Start of GIVEN RECORDS
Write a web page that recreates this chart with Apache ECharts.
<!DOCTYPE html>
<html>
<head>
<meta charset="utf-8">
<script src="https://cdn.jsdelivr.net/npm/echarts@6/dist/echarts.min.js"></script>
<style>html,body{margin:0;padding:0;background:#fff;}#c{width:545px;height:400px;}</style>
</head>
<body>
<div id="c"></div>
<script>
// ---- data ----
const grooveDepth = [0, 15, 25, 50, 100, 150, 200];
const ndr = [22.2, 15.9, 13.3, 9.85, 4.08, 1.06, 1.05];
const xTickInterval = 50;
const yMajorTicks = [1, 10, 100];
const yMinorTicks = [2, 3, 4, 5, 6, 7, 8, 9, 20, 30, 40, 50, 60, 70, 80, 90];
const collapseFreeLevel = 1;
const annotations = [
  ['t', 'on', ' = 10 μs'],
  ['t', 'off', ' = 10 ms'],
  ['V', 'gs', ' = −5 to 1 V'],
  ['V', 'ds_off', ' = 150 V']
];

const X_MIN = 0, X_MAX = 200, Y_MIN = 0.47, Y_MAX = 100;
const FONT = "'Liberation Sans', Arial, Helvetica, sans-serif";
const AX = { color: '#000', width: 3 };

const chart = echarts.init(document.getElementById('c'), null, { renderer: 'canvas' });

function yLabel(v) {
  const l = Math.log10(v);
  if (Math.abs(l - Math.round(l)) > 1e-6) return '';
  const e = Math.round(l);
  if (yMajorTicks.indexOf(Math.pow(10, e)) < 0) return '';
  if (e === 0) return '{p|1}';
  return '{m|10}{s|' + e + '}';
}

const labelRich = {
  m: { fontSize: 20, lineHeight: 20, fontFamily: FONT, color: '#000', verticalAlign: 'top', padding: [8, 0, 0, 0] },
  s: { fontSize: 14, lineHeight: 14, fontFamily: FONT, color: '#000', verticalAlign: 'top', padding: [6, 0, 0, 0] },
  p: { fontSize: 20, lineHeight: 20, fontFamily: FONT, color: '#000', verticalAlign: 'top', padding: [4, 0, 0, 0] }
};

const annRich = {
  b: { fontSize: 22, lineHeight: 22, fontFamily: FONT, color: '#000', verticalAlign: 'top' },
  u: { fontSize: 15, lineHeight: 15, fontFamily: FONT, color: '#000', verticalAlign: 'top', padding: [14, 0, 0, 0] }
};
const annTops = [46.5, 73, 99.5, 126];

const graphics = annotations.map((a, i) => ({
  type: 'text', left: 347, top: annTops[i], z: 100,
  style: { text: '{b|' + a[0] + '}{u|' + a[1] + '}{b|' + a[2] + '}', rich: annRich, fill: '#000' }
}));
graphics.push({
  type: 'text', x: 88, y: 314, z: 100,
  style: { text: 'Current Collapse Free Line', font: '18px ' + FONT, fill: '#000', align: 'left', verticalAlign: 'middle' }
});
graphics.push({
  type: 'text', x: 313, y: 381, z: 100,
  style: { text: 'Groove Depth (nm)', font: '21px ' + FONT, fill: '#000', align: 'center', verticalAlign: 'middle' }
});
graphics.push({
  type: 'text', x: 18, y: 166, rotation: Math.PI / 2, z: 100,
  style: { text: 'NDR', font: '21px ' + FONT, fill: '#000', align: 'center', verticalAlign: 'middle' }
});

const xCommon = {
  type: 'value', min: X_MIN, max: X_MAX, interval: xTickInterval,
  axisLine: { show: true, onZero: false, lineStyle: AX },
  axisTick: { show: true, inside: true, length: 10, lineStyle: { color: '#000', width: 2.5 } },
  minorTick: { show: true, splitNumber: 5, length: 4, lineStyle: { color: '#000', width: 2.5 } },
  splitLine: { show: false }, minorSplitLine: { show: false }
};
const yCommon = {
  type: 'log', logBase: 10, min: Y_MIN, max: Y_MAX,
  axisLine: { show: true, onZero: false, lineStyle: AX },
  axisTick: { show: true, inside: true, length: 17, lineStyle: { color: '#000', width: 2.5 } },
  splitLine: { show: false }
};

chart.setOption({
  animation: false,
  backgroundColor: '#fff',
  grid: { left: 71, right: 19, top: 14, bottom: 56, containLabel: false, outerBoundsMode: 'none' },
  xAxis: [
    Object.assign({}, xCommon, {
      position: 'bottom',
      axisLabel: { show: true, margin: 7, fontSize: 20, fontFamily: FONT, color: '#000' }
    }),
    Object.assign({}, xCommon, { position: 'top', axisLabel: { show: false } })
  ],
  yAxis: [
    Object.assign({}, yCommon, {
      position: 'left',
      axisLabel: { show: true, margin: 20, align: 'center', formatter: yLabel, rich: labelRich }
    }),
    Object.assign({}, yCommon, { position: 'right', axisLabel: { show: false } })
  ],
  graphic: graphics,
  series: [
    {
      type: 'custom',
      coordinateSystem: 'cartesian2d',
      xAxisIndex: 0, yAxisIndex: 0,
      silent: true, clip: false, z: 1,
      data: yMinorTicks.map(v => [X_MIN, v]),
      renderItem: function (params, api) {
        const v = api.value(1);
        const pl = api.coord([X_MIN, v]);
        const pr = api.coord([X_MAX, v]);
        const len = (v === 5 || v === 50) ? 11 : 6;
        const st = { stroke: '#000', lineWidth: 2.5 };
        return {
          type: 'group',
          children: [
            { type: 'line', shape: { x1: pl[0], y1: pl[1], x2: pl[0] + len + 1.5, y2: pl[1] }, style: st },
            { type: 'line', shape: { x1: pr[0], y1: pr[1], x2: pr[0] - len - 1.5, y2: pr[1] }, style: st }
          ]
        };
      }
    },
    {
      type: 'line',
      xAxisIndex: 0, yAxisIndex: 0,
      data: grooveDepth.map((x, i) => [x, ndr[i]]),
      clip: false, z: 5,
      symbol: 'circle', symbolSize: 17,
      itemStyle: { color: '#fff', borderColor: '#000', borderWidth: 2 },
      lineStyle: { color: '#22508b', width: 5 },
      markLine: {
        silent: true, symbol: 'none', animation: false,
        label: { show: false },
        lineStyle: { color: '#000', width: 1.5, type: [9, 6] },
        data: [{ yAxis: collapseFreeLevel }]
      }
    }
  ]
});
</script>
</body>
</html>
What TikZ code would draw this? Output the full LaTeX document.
End of GIVEN RECORDS
* SHORT EXERCISE
Retype all of the material, keeping each line exact.

* WRITTEN SOLUTION
Write a web page that recreates this chart with Apache ECharts.
<!DOCTYPE html>
<html>
<head>
<meta charset="utf-8">
<script src="https://cdn.jsdelivr.net/npm/echarts@6/dist/echarts.min.js"></script>
<style>html,body{margin:0;padding:0;background:#fff;}#c{width:545px;height:400px;}</style>
</head>
<body>
<div id="c"></div>
<script>
// ---- data ----
const grooveDepth = [0, 15, 25, 50, 100, 150, 200];
const ndr = [22.2, 15.9, 13.3, 9.85, 4.08, 1.06, 1.05];
const xTickInterval = 50;
const yMajorTicks = [1, 10, 100];
const yMinorTicks = [2, 3, 4, 5, 6, 7, 8, 9, 20, 30, 40, 50, 60, 70, 80, 90];
const collapseFreeLevel = 1;
const annotations = [
  ['t', 'on', ' = 10 μs'],
  ['t', 'off', ' = 10 ms'],
  ['V', 'gs', ' = −5 to 1 V'],
  ['V', 'ds_off', ' = 150 V']
];

const X_MIN = 0, X_MAX = 200, Y_MIN = 0.47, Y_MAX = 100;
const FONT = "'Liberation Sans', Arial, Helvetica, sans-serif";
const AX = { color: '#000', width: 3 };

const chart = echarts.init(document.getElementById('c'), null, { renderer: 'canvas' });

function yLabel(v) {
  const l = Math.log10(v);
  if (Math.abs(l - Math.round(l)) > 1e-6) return '';
  const e = Math.round(l);
  if (yMajorTicks.indexOf(Math.pow(10, e)) < 0) return '';
  if (e === 0) return '{p|1}';
  return '{m|10}{s|' + e + '}';
}

const labelRich = {
  m: { fontSize: 20, lineHeight: 20, fontFamily: FONT, color: '#000', verticalAlign: 'top', padding: [8, 0, 0, 0] },
  s: { fontSize: 14, lineHeight: 14, fontFamily: FONT, color: '#000', verticalAlign: 'top', padding: [6, 0, 0, 0] },
  p: { fontSize: 20, lineHeight: 20, fontFamily: FONT, color: '#000', verticalAlign: 'top', padding: [4, 0, 0, 0] }
};

const annRich = {
  b: { fontSize: 22, lineHeight: 22, fontFamily: FONT, color: '#000', verticalAlign: 'top' },
  u: { fontSize: 15, lineHeight: 15, fontFamily: FONT, color: '#000', verticalAlign: 'top', padding: [14, 0, 0, 0] }
};
const annTops = [46.5, 73, 99.5, 126];

const graphics = annotations.map((a, i) => ({
  type: 'text', left: 347, top: annTops[i], z: 100,
  style: { text: '{b|' + a[0] + '}{u|' + a[1] + '}{b|' + a[2] + '}', rich: annRich, fill: '#000' }
}));
graphics.push({
  type: 'text', x: 88, y: 314, z: 100,
  style: { text: 'Current Collapse Free Line', font: '18px ' + FONT, fill: '#000', align: 'left', verticalAlign: 'middle' }
});
graphics.push({
  type: 'text', x: 313, y: 381, z: 100,
  style: { text: 'Groove Depth (nm)', font: '21px ' + FONT, fill: '#000', align: 'center', verticalAlign: 'middle' }
});
graphics.push({
  type: 'text', x: 18, y: 166, rotation: Math.PI / 2, z: 100,
  style: { text: 'NDR', font: '21px ' + FONT, fill: '#000', align: 'center', verticalAlign: 'middle' }
});

const xCommon = {
  type: 'value', min: X_MIN, max: X_MAX, interval: xTickInterval,
  axisLine: { show: true, onZero: false, lineStyle: AX },
  axisTick: { show: true, inside: true, length: 10, lineStyle: { color: '#000', width: 2.5 } },
  minorTick: { show: true, splitNumber: 5, length: 4, lineStyle: { color: '#000', width: 2.5 } },
  splitLine: { show: false }, minorSplitLine: { show: false }
};
const yCommon = {
  type: 'log', logBase: 10, min: Y_MIN, max: Y_MAX,
  axisLine: { show: true, onZero: false, lineStyle: AX },
  axisTick: { show: true, inside: true, length: 17, lineStyle: { color: '#000', width: 2.5 } },
  splitLine: { show: false }
};

chart.setOption({
  animation: false,
  backgroundColor: '#fff',
  grid: { left: 71, right: 19, top: 14, bottom: 56, containLabel: false, outerBoundsMode: 'none' },
  xAxis: [
    Object.assign({}, xCommon, {
      position: 'bottom',
      axisLabel: { show: true, margin: 7, fontSize: 20, fontFamily: FONT, color: '#000' }
    }),
    Object.assign({}, xCommon, { position: 'top', axisLabel: { show: false } })
  ],
  yAxis: [
    Object.assign({}, yCommon, {
      position: 'left',
      axisLabel: { show: true, margin: 20, align: 'center', formatter: yLabel, rich: labelRich }
    }),
    Object.assign({}, yCommon, { position: 'right', axisLabel: { show: false } })
  ],
  graphic: graphics,
  series: [
    {
      type: 'custom',
      coordinateSystem: 'cartesian2d',
      xAxisIndex: 0, yAxisIndex: 0,
      silent: true, clip: false, z: 1,
      data: yMinorTicks.map(v => [X_MIN, v]),
      renderItem: function (params, api) {
        const v = api.value(1);
        const pl = api.coord([X_MIN, v]);
        const pr = api.coord([X_MAX, v]);
        const len = (v === 5 || v === 50) ? 11 : 6;
        const st = { stroke: '#000', lineWidth: 2.5 };
        return {
          type: 'group',
          children: [
            { type: 'line', shape: { x1: pl[0], y1: pl[1], x2: pl[0] + len + 1.5, y2: pl[1] }, style: st },
            { type: 'line', shape: { x1: pr[0], y1: pr[1], x2: pr[0] - len - 1.5, y2: pr[1] }, style: st }
          ]
        };
      }
    },
    {
      type: 'line',
      xAxisIndex: 0, yAxisIndex: 0,
      data: grooveDepth.map((x, i) => [x, ndr[i]]),
      clip: false, z: 5,
      symbol: 'circle', symbolSize: 17,
      itemStyle: { color: '#fff', borderColor: '#000', borderWidth: 2 },
      lineStyle: { color: '#22508b', width: 5 },
      markLine: {
        silent: true, symbol: 'none', animation: false,
        label: { show: false },
        lineStyle: { color: '#000', width: 1.5, type: [9, 6] },
        data: [{ yAxis: collapseFreeLevel }]
      }
    }
  ]
});
</script>
</body>
</html>
What TikZ code would draw this? Output the full LaTeX document.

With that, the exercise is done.